On Monday evening, as millions of Egyptians filled the streets around the presidential palace in Cairo, the atmosphere could almost be described as electric; countless voices chanted for President Mohamed Morsi to go and, as the nation anticipates the fall of the Muslim Brotherhood, a band entertained the masses with live music.
Cairokee, a popular Egyptian band, performed a live concert for the protesters. Invited by the organizers of the demonstration, the band played songs of revolution and national pride, bringing an almost festive atmosphere to the event. Cairokee lead singer, Amir Eid, told the newspaper Daily News Egypt “The situation is getting worse and the people can no longer accept it. Everyone wants to express himself, this is how they and we chose to do it, and I think that is the beginning of democracy.”
The crowd responded enthusiastically; singing along with songs which had lyrics such as “we are the people… and our path is right,” and “you say ‘justice,’ and they call you a betrayer.” The band played five songs; one of which appeared to address the Muslim Brotherhood directly: “And suddenly they are against us, when they were standing by us and sleeping next to us…why don’t you come see with your own eyes those in the street, I swear we are Egyptians.”

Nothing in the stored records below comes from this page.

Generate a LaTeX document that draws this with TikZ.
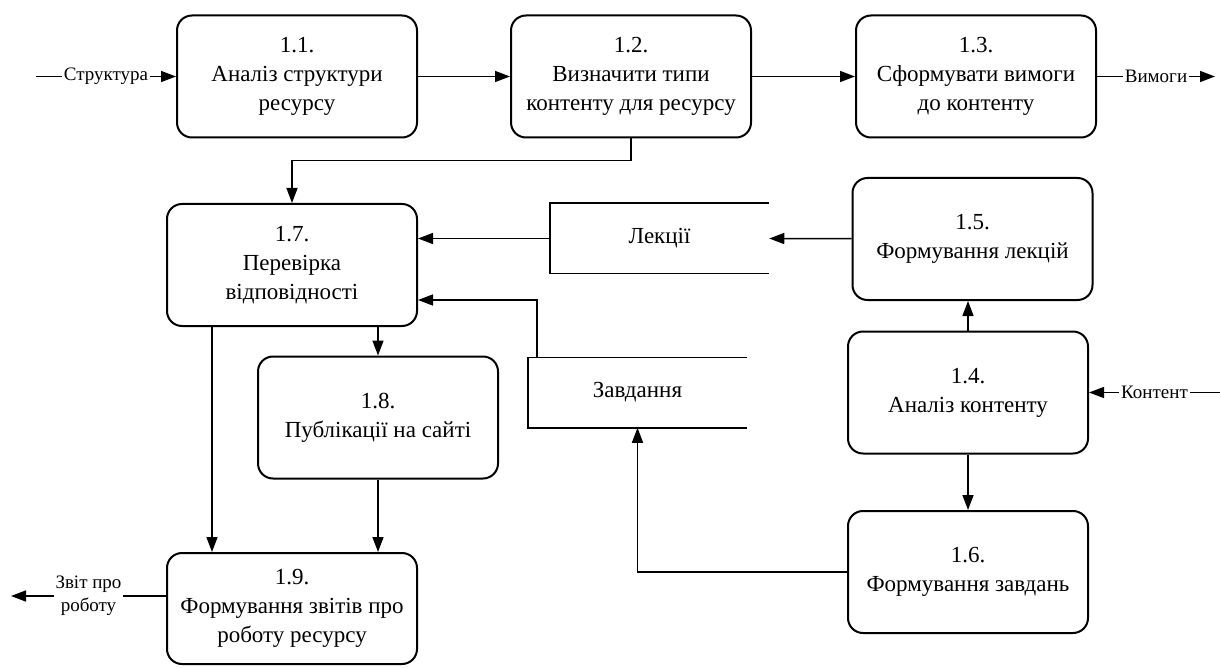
\documentclass[tikz,border=0pt]{standalone}
\usepackage{fontspec}
\setmainfont{Liberation Serif}
\usetikzlibrary{arrows.meta,positioning}
\begin{document}
\begin{tikzpicture}[
  x=0.5pt, y=-0.5pt,
  proc/.style={rectangle, draw, rounded corners=7.5pt, line width=1pt, minimum width=120pt, minimum height=61pt, align=center, inner sep=2pt, font=\fontsize{11.5}{14.5}\selectfont},
  store/.style={rectangle, minimum width=109pt, minimum height=34.5pt, font=\fontsize{11.5}{14.5}\selectfont},
  flow/.style={fill=white, inner sep=1pt, align=center, font=\fontsize{9.5}{11.5}\selectfont},
  >={Triangle[length=7.5pt,width=5.5pt]},
  line width=0.75pt
]
\useasboundingbox (0,0) rectangle (1220,668);

\node[proc] (n11) at (297,76.5) {1.1.\\Аналіз структури\\ресурсу};
\node[proc, right of=n11, node distance=167pt] (n12) {1.2.\\Визначити типи\\контенту для ресурсу};
\node[proc, right of=n12, node distance=172.5pt] (n13) {1.3.\\Сформувати вимоги\\до контенту};
\node[proc, minimum width=125pt] (n17) at (292,265) {1.7.\\Перевірка\\відповідності};
\node[proc, below of=n17, node distance=76.25pt, xshift=43pt] (n18) {1.8.\\Публікації на сайті};
\node[proc, below of=n17, node distance=171.75pt, minimum width=125pt, minimum height=55.5pt] (n19) {1.9.\\Формування звітів про\\роботу ресурсу};
\node[proc] (n15) at (972.5,239) {1.5.\\Формування лекцій};
\node[proc, below of=n15, node distance=76.75pt, xshift=-2.25pt] (n14) {1.4.\\Аналіз контенту};
\node[proc, below of=n14, node distance=89.75pt] (n16) {1.6.\\Формування завдань};
\node[store] (lek) at (659.5,238.5) {Лекції};
\node[store] (zav) at (637.5,392.5) {Завдання};

\coordinate (sin) at (36,76.5);
\coordinate (vout) at (1215,76.5);
\coordinate (kin) at (1220,392.5);
\coordinate (zout) at (11,596);

\draw (lek.north east) -- (lek.north west) -- (lek.south west) -- (lek.south east);
\draw (zav.north east) -- (zav.north west) -- (zav.south west) -- (zav.south east);

\draw[->] (sin) -- node[flow] {Структура} (n11);
\draw[->] (n11) -- (n12);
\draw[->] (n12) -- (n13);
\draw[->] (n13) -- node[flow] {Вимоги} (vout);
\draw[->] (n12.south) -- ++(0,22) -| (n17.north);
\draw[->] (lek.west) -- (lek.west -| n17.east);
\draw[->] ([xshift=4.5pt]zav.north west) |- ([yshift=-17.5pt]n17.east);
\draw[->] (n17.south -| n18.north) -- (n18.north);
\draw[->] ([xshift=23pt]n17.south west) -- ([xshift=23pt]n19.north west);
\draw[->] (n18) -- (n18.south |- n19.north);
\draw[->] ([yshift=6.25pt]n19.west) -- node[flow] {Звіт про\\роботу} (zout);
\draw[->] (n15) -- (lek.east);
\draw[->] (n14) -- (n14.north |- n15.south);
\draw[->] (n14) -- (n16);
\draw[->] (kin) -- node[flow] {Контент} (n14);
\draw[->] (n16) -| (zav.south);
\end{tikzpicture}
\end{document}
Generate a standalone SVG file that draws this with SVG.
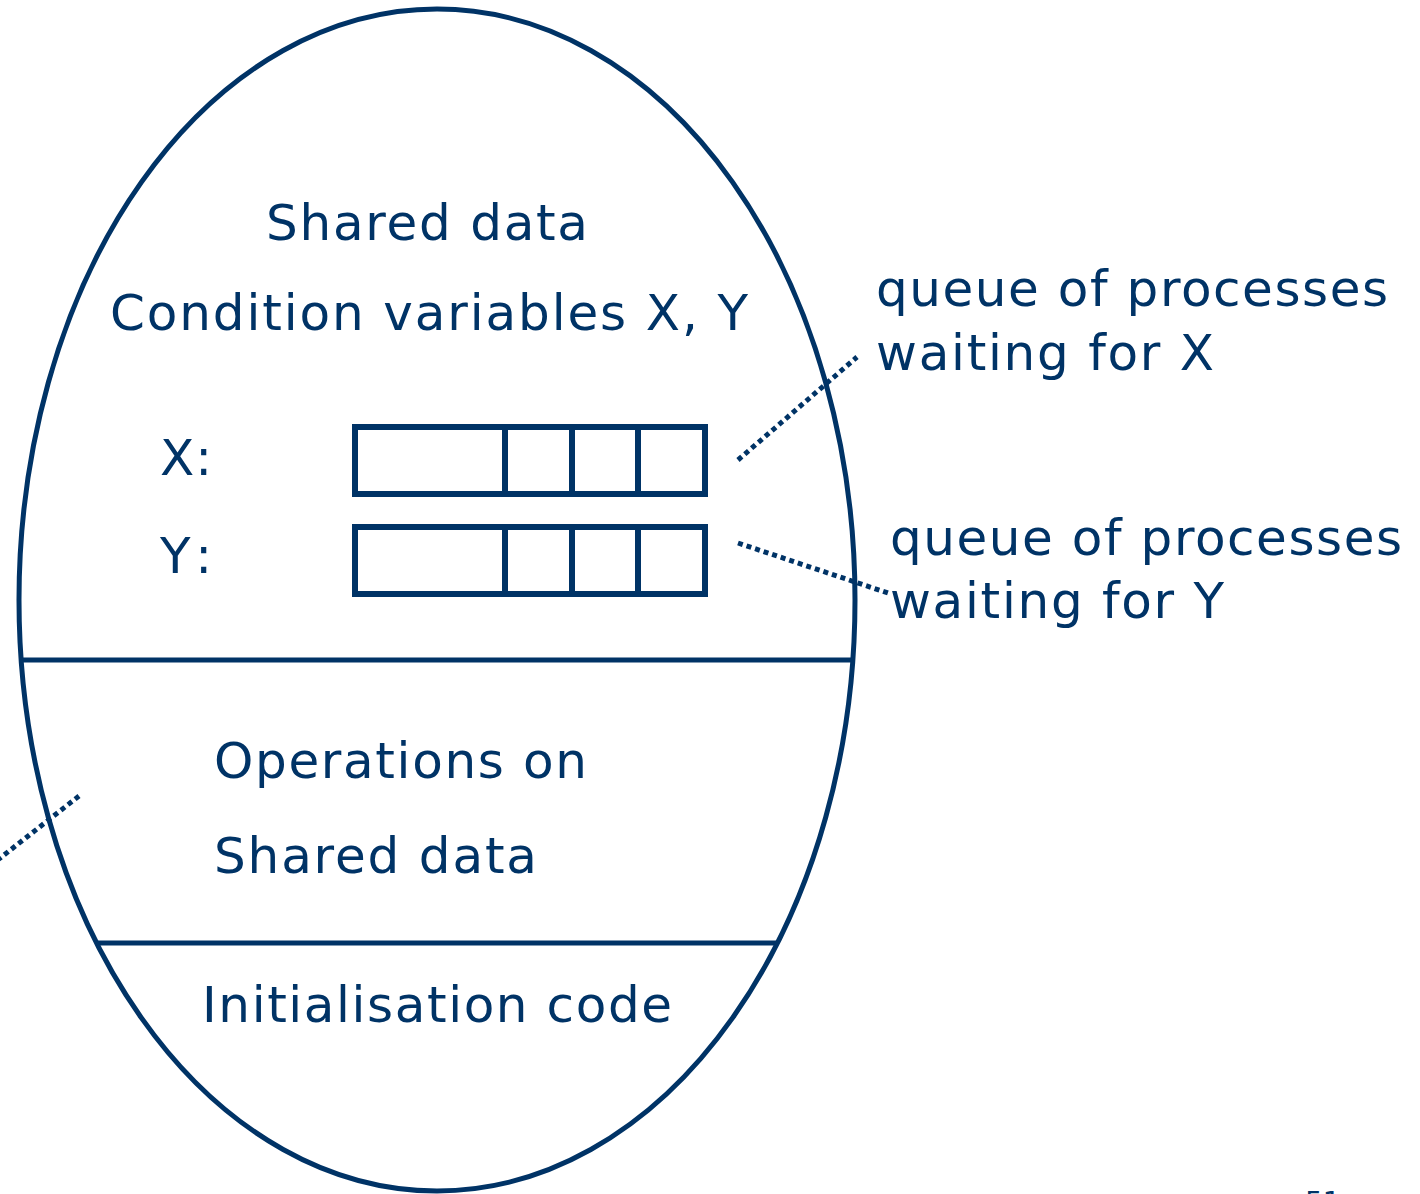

On Monday, the Egyptian military delivered an ultimatum to Muslim Brotherhood-backed Morsi, giving him 48 hours to acknowledge the will of the Egyptian people, or face a military takeover. The millions of protesters seemed encouraged by the announcement; realizing that their armed forces were with them. Since that time, police and soldiers have joined the demonstrations. Egyptian security forces has practically cordoned off Tahrir square to protect the demonstrators from attack by pro-government Islamists. It seems likely that the Muslim Brotherhood and its sympathizers are on a deadly collision course with the military; a clash that many Egyptians appear to relish.
President Morsi delivered a rebuttal to the demands of the military, insisting that he is the legitimate head of state and refusing to step down. In a response Tuesday, The Supreme Council of the Armed Forces posted a statement on its official Facebook page which said: “We swear to God that we will sacrifice even our blood for Egypt and its people, to defend them against any terrorist, radical or fool.” A number of casualties have now been reported from skirmishes between Morsi supporters and those who are demanding his ouster. Muslim Brotherhood offices across the country have been attacked; some of them burnt down.
As the tension builds and much of Egypt anticipates the fall of the Muslim Brotherhood and President Morsi, there is almost a sense of excitement and celebration in the air. One of the witnesses to Monday night’s concert, protester Mohamed Farahat, said “The performance was great and very relevant to what we are going through. This amount of positive energy and amazing vibe makes me wish we would have a revolution every day.”
It seems unlikely that Morsi will still be the President of Egypt by the end of the day. Should that, in fact, turn out to be the case, Egyptians may be treated to a celebratory concert by Cairokee.